The document obtained shows that the strikes were launched from an armed drone, and its operators failed to get permission from their command. The report, which the Intercept says is “the most direct evidence to date that Israel has used armed drones to launch attacks in Gaza,” includes testimonies from the drone operators, commanders, and intelligence officers who took part in the attack, revealing how the attack unfolded.
The testimonies say that the day before the deadly incident, an Israeli spy drone destroyed a small shipping container on a jetty, as the military suspected it had been used by Hamas to store weapons. The next day, July 16, 2014, the IDF reportedly spotted someone entering the destroyed container, prompting the Israeli Air Force commander at Palmachim Airbase south of Tel Aviv to send an armed drone to bomb the area.
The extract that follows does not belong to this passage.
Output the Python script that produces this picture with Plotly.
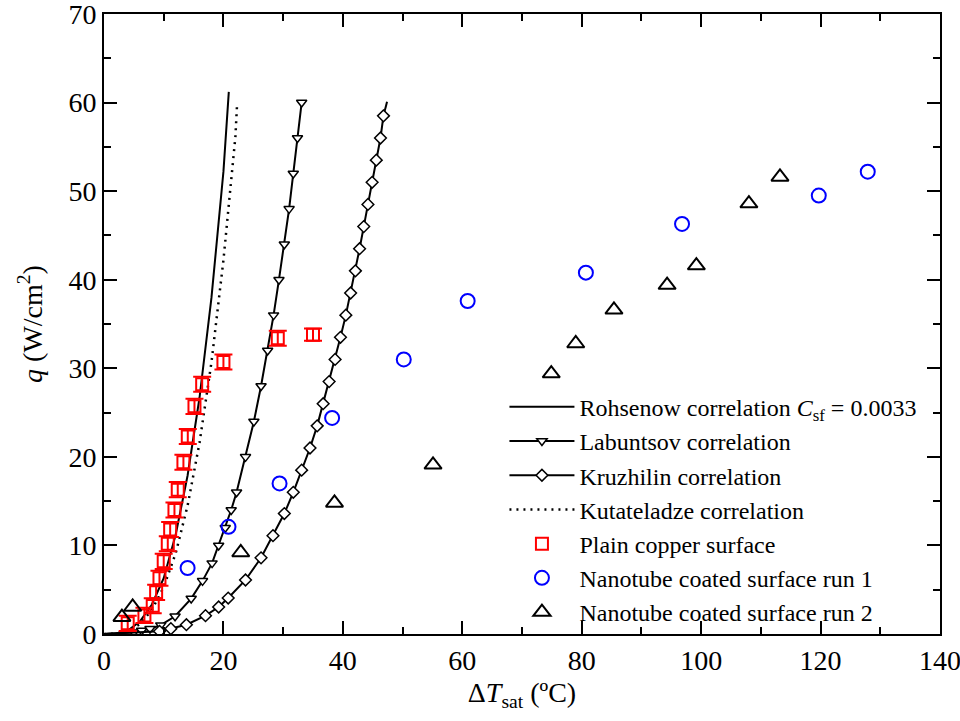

After the first strike killed one of the boys and others desperately ran for their lives, the second missile strike fatally hit three more children, the report says. The operators of the unmanned military aircraft requested clarification from their superiors, asking how far they can pursue their targets in the area. The request was reportedly left unanswered, but the second missile was still launched at the fleeing children in less than a minute.
None of those taking part in the operation could tell by a live video feed from the drone that the targets were children, according to the Intercept, citing the testimonies.
The IDF has recently used tear gas-deploying drones to suppress fierce protests along the Gaza border, which have been raging since late March. During one such attack, a journalist working with RT was caught in tear gas as she was covering the clashes in the area.
Israel and Hamas have been intensively exchanging fire in recent days, with the airstrikes from the former resulting in fatalities among Palestinians. On Sunday, Israeli Prime Minister Benjamin Netanyahu said that Tel Aviv is not going to cease the strikes on Gaza until a “complete ceasefire” is reached.